» **Task requirements**
Copy out every line containing the word "with".

— begin —

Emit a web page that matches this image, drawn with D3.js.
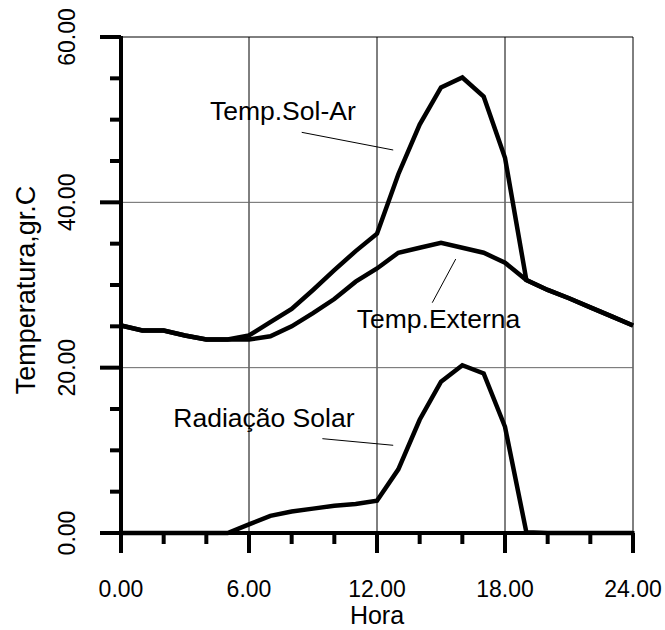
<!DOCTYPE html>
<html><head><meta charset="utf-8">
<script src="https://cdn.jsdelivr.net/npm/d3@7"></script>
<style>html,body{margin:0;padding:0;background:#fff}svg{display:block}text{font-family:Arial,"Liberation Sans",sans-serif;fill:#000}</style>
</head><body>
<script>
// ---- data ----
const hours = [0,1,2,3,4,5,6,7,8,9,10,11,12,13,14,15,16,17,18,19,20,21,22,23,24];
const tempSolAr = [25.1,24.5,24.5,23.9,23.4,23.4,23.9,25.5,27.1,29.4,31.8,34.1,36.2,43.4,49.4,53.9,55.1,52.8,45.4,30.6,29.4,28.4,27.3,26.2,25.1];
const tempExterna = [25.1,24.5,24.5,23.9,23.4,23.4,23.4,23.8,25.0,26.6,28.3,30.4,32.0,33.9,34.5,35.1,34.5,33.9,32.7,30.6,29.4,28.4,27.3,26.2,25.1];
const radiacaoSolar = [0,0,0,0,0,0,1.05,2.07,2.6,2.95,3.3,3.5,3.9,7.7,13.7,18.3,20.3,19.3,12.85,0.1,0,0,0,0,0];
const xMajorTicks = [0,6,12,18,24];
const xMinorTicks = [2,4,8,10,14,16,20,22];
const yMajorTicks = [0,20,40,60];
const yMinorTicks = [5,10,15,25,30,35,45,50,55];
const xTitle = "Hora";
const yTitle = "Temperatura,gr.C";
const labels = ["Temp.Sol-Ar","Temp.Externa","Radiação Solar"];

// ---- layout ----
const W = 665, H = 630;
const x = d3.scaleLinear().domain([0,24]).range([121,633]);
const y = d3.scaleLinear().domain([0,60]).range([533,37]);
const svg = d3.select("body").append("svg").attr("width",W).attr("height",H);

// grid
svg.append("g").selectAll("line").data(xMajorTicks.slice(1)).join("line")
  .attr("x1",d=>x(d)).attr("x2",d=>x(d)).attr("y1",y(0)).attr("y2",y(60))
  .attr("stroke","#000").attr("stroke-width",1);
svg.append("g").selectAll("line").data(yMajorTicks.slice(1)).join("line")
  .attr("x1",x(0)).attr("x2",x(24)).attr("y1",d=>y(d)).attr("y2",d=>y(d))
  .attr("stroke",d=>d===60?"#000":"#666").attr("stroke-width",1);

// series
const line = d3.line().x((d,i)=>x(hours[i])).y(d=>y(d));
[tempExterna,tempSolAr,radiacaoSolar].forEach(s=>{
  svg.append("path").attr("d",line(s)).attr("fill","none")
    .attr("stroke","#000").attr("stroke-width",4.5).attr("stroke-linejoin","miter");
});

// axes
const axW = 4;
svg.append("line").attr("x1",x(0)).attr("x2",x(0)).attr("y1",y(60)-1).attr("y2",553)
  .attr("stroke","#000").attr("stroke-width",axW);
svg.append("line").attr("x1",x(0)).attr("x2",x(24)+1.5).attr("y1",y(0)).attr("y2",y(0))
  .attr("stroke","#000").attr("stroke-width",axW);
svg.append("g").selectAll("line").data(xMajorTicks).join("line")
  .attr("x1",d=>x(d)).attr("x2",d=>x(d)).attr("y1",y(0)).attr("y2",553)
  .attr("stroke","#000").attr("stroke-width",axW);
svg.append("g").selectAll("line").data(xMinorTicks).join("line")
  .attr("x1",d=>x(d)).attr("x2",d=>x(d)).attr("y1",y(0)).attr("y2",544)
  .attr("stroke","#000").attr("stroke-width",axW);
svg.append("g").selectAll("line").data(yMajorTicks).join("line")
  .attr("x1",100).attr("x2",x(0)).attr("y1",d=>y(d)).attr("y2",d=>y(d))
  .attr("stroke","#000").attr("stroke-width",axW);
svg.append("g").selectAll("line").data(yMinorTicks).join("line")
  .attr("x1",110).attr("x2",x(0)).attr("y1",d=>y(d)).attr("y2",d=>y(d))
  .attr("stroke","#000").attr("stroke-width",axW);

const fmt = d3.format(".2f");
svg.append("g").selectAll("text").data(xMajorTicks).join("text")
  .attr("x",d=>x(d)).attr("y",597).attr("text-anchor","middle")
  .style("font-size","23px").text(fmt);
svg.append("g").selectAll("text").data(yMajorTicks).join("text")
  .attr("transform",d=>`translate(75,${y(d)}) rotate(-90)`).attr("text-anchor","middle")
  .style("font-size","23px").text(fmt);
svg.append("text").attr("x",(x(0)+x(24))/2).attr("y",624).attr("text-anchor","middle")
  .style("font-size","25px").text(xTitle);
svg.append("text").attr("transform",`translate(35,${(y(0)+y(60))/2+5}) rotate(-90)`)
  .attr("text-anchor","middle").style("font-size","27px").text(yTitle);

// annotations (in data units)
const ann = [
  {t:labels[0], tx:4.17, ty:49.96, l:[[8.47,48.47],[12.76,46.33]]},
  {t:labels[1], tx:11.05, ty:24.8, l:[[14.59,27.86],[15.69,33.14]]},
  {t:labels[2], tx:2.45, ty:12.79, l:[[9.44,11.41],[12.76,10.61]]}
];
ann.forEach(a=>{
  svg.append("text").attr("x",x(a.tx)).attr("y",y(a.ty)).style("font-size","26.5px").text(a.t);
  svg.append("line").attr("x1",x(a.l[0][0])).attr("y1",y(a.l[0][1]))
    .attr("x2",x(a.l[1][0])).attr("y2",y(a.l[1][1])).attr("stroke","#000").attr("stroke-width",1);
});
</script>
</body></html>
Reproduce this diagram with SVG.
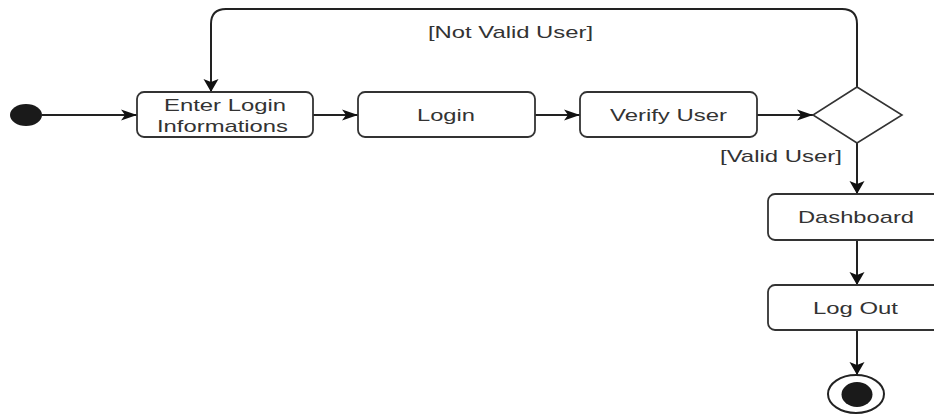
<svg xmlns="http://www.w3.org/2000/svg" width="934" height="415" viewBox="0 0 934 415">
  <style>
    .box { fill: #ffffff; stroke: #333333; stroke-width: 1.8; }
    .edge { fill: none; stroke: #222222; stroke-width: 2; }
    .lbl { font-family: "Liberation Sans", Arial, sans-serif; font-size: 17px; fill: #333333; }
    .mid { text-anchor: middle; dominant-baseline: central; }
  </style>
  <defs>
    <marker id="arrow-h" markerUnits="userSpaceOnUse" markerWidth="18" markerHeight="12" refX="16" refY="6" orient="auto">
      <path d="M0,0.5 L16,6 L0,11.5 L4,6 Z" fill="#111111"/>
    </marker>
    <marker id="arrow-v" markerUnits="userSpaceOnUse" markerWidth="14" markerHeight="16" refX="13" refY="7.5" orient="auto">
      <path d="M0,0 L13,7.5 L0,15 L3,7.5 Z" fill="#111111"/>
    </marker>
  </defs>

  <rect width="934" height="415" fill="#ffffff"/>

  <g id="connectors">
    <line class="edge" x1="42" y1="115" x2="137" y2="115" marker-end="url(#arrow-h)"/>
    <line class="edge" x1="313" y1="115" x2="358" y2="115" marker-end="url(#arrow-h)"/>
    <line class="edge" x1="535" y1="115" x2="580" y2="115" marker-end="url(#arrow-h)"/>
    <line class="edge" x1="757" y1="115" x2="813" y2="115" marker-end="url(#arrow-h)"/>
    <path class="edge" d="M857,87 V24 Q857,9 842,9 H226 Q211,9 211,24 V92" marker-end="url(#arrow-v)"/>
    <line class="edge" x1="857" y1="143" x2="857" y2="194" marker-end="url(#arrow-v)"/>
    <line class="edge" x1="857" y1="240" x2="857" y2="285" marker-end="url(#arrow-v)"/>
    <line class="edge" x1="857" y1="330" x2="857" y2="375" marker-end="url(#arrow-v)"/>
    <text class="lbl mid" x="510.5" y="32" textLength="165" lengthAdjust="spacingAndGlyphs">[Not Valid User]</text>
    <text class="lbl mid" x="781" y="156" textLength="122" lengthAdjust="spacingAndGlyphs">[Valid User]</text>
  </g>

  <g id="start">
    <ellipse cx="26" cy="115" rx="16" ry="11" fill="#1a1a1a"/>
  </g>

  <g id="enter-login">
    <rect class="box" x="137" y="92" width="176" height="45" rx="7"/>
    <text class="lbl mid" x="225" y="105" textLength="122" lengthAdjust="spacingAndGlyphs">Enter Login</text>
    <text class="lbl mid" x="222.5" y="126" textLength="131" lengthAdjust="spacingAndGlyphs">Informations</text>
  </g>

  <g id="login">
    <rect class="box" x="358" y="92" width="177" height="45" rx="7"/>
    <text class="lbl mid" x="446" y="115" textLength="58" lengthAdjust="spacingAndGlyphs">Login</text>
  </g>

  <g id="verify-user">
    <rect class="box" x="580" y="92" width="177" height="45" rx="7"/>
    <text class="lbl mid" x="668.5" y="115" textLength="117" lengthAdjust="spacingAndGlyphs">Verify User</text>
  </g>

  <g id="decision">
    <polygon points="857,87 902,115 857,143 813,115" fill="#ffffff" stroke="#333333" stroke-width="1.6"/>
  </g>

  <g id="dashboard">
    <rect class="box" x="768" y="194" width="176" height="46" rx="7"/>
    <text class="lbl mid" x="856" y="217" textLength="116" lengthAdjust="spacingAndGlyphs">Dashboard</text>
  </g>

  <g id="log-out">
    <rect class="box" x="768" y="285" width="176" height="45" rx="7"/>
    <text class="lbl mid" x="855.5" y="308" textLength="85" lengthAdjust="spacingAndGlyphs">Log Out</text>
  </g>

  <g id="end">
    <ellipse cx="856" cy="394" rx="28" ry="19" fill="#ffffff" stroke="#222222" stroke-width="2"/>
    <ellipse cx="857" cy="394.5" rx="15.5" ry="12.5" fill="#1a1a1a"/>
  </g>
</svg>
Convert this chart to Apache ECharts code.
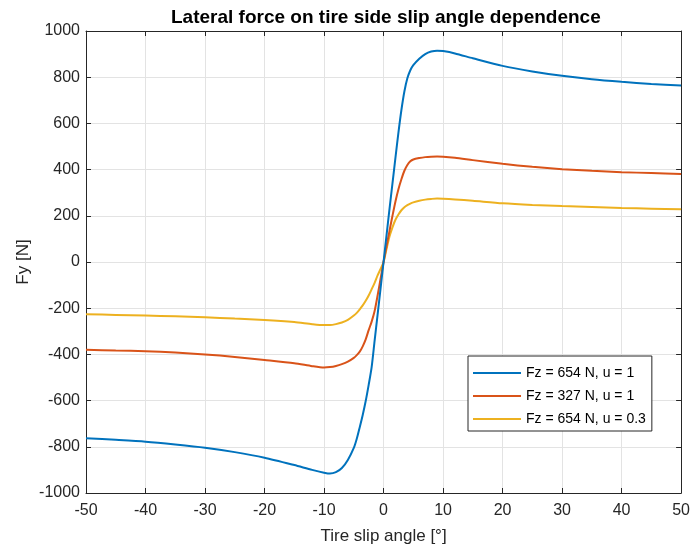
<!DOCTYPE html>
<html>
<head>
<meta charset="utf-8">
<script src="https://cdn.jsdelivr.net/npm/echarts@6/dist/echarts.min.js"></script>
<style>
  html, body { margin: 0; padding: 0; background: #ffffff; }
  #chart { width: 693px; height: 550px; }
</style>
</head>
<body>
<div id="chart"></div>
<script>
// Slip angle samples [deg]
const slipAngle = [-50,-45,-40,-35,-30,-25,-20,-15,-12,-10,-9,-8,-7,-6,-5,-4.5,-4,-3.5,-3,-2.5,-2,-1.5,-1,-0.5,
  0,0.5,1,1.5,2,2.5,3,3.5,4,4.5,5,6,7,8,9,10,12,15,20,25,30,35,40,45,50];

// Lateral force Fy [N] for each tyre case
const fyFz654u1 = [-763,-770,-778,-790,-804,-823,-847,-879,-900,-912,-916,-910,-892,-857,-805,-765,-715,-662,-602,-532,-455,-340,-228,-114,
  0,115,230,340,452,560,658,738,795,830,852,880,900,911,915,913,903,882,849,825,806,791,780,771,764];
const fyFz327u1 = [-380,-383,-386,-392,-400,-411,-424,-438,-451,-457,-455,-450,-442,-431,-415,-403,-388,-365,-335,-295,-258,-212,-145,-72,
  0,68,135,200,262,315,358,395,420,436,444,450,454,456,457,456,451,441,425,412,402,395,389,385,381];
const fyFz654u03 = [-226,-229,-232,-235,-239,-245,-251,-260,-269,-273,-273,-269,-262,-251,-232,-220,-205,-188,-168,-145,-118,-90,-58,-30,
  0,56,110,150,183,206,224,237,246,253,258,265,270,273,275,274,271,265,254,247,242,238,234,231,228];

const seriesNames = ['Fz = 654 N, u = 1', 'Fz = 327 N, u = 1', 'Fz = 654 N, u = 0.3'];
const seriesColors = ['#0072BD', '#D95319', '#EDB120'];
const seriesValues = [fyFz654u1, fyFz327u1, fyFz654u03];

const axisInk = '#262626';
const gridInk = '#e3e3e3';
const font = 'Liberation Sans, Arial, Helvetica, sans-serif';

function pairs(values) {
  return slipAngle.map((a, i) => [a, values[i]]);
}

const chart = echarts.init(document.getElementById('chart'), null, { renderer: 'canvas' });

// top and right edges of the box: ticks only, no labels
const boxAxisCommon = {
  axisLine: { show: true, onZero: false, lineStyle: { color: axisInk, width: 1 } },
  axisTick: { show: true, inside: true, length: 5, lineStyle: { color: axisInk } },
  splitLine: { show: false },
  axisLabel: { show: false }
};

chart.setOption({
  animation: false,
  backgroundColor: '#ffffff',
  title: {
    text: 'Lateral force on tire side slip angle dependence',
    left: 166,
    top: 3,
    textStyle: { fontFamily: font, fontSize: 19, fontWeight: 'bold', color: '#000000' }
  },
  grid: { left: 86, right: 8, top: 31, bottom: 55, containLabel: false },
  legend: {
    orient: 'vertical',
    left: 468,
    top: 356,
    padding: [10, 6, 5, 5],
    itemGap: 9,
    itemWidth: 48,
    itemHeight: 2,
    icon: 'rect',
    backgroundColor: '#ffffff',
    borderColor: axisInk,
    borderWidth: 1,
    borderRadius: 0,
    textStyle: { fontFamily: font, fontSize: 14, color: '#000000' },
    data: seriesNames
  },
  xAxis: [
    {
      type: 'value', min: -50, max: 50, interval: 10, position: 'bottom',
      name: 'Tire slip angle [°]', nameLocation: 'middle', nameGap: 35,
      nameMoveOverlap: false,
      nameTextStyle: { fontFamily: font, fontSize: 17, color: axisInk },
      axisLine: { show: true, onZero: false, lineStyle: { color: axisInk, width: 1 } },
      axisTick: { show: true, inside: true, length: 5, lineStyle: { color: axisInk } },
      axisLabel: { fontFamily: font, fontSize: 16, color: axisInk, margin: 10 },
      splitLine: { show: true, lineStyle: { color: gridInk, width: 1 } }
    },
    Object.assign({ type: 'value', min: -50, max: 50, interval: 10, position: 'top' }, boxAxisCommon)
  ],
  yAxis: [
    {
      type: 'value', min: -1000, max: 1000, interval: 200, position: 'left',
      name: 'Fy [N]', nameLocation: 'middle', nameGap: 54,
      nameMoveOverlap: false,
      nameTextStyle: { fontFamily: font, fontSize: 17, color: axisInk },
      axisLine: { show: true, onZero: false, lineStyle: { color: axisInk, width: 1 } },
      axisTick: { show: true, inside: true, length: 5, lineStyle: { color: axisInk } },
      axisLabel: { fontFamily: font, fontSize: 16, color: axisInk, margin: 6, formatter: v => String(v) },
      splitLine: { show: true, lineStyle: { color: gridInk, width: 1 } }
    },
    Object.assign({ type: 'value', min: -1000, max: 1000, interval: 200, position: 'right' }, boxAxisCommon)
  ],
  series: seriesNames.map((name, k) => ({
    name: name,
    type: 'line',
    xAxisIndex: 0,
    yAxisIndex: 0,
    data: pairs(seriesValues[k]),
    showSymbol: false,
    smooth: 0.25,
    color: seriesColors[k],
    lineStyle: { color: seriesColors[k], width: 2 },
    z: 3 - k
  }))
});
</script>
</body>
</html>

— end —

» **Response below**
Emit a web page that matches this image, drawn with D3.js.
Reproduce this diagram with SVG.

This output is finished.